Welding and Oxyfuel Cutting: What Colors are the Gas Hoses?

Last Updated: July 21, 2021

close up welding

If you’ve spent any time in a fab shop or a job site where there is welding, cutting, or brazing, you have likely seen a plethora of hoses of different colors. Hoses can carry water, compressed air, and gases. As it applies to welding, there are some important things to know about hoses and ways to identify them. Using the right hoses for the right applications is essential for good fabrication protocol. It’s also important to know how to recognize when a hose is not fit for use and how to make minor repairs to them.

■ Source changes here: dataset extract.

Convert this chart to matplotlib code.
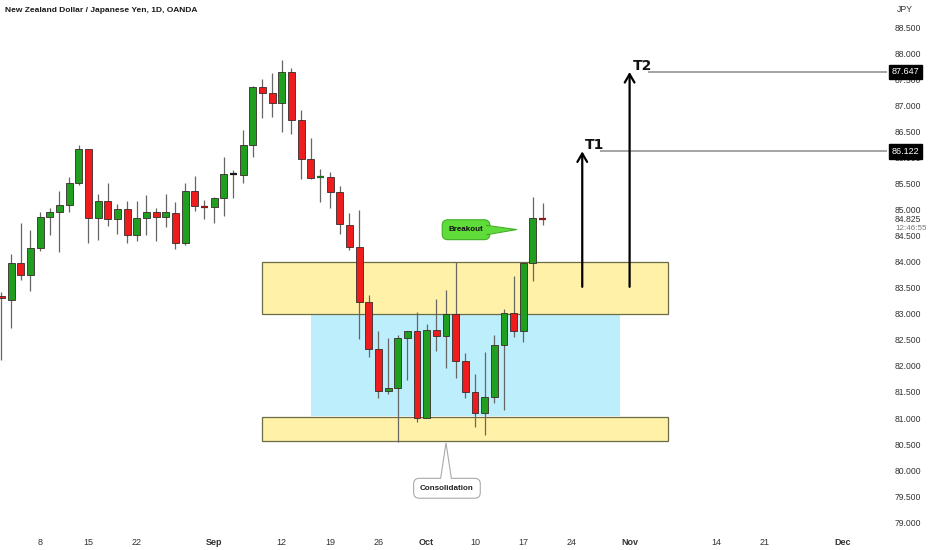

You cannot determine the purpose of a hose by its color alone. You have to take into consideration whether the hose will be used for setting up a cutting torch, welding machine, or air tool. These are just a few examples. Let’s take a closer look.


Gas Hoses

Welding

When it comes to actually using a welding machine, you are not going to be using oxygen aside from specific MIG spray applications. Even in a case such as this, oxygen is only going to constitute a small percentage of the overall shielding gas mix. But what you will see being used is usually carbon dioxide, argon, helium, or a combination. Oxygen should never be used as the sole shielding gas when welding. This will cause all sorts of problems.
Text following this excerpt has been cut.